# Problem to solve
In the listing below, find every line with the string "matplotlib" and pull it out.
★ ★ ★ ★ ★ ★ ★
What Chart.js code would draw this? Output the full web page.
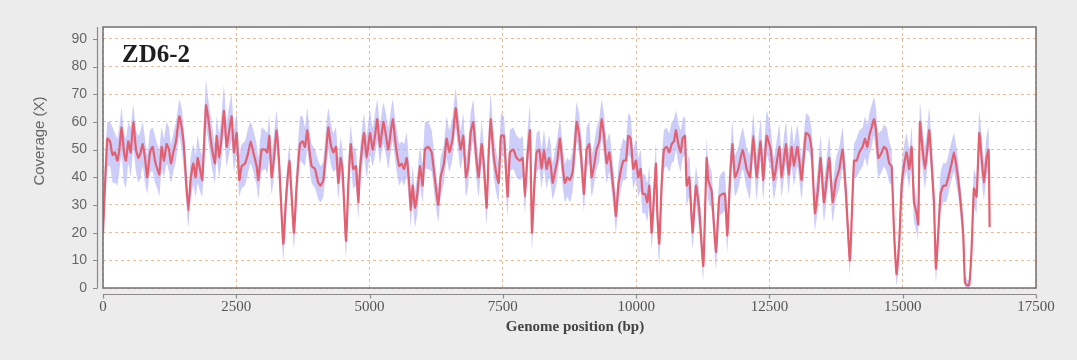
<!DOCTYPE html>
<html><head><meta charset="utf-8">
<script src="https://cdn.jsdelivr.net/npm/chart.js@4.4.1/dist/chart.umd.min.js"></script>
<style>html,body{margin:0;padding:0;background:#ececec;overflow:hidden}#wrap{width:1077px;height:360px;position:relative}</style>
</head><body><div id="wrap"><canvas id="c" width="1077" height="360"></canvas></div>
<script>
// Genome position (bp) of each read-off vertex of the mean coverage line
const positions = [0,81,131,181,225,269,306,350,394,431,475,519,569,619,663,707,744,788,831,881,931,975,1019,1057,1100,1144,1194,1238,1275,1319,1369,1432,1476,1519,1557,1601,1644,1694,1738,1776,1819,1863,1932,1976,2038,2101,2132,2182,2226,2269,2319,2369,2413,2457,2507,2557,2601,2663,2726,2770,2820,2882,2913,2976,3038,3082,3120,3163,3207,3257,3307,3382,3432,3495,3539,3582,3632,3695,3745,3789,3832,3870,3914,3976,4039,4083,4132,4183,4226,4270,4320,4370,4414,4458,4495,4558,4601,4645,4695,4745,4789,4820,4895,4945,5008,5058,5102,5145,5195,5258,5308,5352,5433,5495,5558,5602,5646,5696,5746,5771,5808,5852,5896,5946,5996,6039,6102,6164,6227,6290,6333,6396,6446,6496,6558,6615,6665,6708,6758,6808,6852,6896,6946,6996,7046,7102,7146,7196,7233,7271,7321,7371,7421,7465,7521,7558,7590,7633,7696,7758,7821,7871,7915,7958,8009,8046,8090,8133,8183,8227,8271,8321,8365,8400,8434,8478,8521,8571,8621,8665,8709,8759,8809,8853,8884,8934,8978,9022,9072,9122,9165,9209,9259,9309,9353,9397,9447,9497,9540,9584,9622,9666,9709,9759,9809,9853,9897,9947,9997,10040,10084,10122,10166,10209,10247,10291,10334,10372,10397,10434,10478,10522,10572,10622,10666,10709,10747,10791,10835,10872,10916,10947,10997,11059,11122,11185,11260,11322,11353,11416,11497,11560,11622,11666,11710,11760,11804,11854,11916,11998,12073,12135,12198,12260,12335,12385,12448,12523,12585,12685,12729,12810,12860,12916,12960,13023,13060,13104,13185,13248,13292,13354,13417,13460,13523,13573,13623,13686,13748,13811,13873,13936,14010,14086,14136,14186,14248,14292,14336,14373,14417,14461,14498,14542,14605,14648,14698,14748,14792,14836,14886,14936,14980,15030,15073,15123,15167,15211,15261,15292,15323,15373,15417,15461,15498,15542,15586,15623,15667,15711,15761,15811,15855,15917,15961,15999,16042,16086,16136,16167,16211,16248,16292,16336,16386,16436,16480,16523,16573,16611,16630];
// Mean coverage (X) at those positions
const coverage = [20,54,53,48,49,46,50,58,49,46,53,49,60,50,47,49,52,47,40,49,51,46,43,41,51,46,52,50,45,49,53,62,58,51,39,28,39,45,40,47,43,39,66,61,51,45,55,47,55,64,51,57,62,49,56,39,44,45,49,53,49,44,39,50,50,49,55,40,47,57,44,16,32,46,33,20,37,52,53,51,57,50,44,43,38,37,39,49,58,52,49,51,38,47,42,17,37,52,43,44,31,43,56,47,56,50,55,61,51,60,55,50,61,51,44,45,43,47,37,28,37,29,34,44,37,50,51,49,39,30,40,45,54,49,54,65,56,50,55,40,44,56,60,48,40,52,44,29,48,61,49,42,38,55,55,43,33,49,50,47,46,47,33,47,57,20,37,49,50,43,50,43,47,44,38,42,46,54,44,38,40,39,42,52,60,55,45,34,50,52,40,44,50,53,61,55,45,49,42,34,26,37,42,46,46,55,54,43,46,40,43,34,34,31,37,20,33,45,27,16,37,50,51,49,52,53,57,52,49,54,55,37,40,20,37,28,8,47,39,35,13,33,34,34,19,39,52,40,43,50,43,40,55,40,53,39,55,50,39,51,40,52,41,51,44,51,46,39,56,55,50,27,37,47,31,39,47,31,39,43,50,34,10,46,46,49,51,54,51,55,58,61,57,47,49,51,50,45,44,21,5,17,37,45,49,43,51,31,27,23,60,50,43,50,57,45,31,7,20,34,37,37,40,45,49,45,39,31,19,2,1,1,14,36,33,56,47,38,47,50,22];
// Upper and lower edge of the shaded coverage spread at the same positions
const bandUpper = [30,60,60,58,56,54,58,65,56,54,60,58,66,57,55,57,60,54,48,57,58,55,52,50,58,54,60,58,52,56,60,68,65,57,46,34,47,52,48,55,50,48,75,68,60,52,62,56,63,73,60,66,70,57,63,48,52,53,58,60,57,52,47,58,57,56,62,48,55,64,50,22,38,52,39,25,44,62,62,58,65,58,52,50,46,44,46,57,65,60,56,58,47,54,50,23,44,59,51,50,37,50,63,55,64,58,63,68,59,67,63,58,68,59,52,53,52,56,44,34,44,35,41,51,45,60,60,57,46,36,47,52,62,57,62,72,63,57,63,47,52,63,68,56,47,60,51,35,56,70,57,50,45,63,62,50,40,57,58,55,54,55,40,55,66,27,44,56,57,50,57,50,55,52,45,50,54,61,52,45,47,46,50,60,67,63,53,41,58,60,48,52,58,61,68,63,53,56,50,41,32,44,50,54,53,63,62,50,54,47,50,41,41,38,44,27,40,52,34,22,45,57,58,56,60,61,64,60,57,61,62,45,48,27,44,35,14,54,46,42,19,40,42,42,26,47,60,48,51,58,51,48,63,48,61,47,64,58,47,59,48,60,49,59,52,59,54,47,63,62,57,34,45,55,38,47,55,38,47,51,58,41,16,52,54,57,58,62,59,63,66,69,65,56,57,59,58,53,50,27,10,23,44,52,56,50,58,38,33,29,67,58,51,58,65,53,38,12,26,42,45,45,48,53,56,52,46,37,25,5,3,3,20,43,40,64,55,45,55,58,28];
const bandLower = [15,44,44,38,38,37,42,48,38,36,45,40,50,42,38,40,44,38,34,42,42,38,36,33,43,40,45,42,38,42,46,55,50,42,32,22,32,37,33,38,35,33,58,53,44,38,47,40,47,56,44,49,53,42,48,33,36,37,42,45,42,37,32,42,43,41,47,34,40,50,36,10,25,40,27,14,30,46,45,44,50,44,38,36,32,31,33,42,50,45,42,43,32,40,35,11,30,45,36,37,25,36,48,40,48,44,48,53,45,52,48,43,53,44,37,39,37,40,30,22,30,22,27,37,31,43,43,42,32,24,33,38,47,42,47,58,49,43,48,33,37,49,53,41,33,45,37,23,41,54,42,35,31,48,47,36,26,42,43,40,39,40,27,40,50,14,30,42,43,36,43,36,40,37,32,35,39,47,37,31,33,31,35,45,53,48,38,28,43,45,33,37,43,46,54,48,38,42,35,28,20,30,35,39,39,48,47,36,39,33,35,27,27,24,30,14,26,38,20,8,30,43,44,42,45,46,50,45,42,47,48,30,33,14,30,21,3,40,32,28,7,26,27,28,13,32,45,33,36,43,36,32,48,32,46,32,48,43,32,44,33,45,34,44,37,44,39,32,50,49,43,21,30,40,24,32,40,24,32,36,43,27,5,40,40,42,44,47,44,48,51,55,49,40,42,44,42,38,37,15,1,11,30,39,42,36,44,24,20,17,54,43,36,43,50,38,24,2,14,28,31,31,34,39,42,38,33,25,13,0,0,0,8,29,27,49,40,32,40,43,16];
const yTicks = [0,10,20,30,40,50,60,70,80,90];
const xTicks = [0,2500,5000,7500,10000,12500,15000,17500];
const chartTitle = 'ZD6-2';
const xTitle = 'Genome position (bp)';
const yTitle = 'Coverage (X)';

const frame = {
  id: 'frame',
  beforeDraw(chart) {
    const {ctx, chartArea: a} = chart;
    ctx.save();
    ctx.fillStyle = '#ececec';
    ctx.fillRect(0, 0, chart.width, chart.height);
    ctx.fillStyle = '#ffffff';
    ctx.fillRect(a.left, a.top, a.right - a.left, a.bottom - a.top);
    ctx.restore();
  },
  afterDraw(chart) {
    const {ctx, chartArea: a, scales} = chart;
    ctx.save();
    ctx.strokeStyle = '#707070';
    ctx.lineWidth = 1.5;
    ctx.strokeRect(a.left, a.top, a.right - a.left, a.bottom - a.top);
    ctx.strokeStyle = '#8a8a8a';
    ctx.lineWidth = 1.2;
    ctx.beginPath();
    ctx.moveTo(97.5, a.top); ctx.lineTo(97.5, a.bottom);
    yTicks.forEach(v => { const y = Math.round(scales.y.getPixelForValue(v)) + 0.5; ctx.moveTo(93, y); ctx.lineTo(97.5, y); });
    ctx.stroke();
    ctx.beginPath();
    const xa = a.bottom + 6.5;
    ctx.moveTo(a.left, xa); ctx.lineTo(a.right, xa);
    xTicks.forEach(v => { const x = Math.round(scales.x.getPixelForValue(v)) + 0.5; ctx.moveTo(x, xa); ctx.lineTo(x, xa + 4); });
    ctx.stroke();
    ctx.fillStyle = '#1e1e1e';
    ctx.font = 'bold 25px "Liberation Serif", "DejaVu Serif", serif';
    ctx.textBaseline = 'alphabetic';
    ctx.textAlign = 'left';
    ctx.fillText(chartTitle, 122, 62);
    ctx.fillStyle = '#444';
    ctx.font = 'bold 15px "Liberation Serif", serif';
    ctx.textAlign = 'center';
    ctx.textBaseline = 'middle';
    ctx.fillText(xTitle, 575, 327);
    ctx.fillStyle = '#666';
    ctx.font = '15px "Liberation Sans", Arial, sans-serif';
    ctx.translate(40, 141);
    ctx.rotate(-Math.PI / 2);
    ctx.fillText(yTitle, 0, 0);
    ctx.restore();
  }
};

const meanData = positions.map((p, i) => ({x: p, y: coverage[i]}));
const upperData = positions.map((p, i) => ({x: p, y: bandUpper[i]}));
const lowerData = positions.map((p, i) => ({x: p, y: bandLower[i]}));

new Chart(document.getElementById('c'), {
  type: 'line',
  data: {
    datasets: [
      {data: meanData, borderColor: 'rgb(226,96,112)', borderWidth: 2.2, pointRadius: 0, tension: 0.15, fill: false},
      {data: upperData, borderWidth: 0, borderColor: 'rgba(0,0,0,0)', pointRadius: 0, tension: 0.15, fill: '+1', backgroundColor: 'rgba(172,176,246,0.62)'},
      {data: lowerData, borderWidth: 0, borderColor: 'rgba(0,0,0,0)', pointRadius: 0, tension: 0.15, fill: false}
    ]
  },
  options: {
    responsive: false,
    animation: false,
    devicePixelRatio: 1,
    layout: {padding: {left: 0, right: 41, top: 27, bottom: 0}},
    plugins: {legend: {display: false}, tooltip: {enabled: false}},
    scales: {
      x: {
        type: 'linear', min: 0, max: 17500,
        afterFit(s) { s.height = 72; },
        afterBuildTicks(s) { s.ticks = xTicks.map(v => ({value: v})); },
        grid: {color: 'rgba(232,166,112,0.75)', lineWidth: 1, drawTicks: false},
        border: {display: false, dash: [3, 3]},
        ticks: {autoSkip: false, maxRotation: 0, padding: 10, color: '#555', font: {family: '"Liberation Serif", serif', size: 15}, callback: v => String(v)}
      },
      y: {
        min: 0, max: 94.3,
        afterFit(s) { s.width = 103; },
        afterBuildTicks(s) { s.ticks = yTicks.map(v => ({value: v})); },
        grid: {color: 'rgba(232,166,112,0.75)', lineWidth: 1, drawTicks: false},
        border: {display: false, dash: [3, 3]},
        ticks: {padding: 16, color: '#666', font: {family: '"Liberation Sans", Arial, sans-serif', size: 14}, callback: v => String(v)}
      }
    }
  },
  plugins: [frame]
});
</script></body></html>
★ ★ ★ ★ ★ ★ ★
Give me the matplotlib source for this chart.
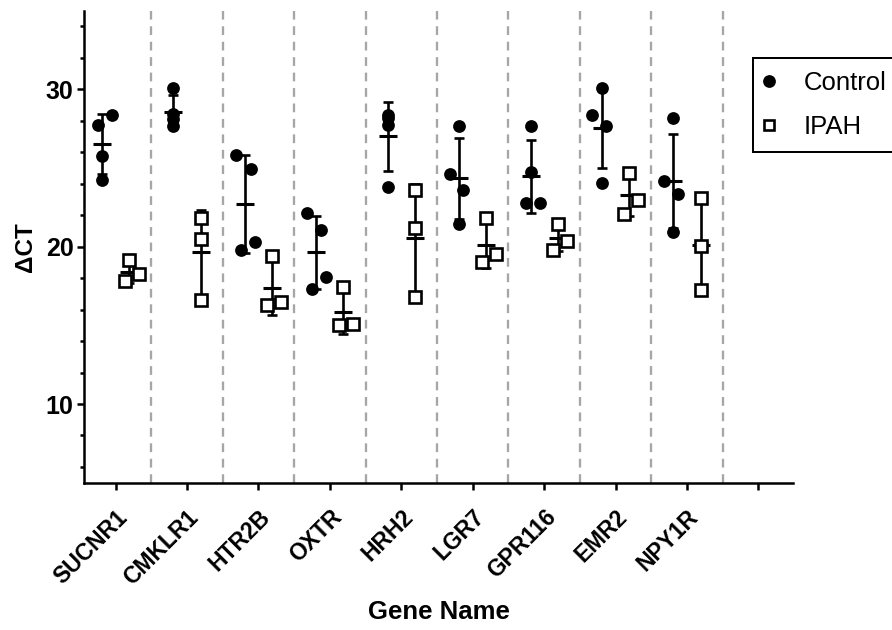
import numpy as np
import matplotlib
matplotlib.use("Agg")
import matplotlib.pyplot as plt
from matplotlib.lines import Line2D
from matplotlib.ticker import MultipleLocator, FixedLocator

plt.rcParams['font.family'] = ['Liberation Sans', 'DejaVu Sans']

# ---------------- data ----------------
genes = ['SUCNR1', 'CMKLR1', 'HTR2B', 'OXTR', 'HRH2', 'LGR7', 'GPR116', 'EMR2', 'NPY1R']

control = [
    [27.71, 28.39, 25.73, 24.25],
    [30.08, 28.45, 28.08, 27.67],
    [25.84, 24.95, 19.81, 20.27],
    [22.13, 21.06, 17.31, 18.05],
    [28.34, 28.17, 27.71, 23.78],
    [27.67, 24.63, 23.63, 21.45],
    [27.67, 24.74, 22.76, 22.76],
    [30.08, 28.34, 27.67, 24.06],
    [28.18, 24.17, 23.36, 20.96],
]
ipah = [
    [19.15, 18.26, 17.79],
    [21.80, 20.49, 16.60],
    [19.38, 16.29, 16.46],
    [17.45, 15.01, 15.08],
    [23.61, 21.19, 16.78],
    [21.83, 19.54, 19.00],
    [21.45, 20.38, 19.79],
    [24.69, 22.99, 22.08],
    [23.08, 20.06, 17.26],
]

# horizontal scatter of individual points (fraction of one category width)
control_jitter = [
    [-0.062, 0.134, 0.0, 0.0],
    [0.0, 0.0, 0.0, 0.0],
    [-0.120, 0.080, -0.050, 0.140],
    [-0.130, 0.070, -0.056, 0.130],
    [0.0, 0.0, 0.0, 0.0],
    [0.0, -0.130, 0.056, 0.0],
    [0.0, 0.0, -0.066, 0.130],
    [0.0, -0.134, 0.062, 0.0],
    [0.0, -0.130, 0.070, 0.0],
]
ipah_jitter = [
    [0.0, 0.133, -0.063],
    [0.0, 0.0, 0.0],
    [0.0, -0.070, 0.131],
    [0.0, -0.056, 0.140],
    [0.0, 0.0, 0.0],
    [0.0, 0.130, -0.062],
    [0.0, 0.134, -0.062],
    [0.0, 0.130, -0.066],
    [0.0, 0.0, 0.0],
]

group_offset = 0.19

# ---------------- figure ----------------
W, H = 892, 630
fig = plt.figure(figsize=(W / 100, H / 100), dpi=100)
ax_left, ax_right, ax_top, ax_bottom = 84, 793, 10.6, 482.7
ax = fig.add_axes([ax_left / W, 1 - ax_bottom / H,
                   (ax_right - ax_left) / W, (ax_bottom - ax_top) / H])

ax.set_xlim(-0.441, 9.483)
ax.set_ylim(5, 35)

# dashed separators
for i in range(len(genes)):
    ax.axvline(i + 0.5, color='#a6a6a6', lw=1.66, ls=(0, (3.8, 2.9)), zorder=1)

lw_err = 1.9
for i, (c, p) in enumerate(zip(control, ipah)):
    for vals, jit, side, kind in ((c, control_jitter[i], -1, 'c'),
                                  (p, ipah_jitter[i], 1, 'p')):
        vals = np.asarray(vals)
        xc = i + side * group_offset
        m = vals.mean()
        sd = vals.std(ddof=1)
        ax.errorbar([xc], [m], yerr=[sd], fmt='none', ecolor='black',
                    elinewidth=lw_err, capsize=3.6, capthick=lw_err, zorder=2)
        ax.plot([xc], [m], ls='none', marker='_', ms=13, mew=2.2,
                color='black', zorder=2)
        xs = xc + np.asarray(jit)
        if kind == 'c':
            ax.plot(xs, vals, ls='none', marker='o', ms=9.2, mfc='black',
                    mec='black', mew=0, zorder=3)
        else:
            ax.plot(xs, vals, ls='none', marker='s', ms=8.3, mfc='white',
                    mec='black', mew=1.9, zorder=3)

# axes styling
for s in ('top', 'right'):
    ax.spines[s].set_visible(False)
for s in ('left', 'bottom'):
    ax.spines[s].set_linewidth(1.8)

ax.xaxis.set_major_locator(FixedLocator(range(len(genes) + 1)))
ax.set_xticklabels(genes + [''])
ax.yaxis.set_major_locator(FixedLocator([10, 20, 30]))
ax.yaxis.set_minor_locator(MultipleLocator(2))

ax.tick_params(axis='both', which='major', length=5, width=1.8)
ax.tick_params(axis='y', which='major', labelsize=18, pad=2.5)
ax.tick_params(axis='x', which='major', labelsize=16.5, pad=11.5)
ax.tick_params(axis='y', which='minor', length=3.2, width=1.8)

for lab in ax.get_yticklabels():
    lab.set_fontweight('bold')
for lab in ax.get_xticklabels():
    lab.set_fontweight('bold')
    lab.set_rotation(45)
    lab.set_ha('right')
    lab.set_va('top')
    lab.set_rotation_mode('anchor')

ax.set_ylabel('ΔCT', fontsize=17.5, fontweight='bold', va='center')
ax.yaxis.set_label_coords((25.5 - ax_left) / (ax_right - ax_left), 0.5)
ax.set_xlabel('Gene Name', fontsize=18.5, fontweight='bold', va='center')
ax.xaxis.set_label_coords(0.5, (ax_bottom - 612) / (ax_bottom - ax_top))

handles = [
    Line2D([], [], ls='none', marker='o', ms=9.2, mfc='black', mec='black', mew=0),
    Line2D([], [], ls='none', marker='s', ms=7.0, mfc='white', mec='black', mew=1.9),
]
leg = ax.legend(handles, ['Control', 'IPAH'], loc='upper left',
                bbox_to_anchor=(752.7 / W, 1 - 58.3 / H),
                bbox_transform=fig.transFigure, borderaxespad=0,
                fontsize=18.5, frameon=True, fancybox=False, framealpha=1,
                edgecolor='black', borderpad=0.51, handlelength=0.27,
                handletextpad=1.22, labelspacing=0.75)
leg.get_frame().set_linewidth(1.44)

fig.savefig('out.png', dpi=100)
★ ★ ★ ★ ★ ★ ★
# Exercise solution
Give me the matplotlib source for this chart.
import matplotlib
matplotlib.use("Agg")
import matplotlib.pyplot as plt
from matplotlib.lines import Line2D
from matplotlib.ticker import MultipleLocator, FixedLocator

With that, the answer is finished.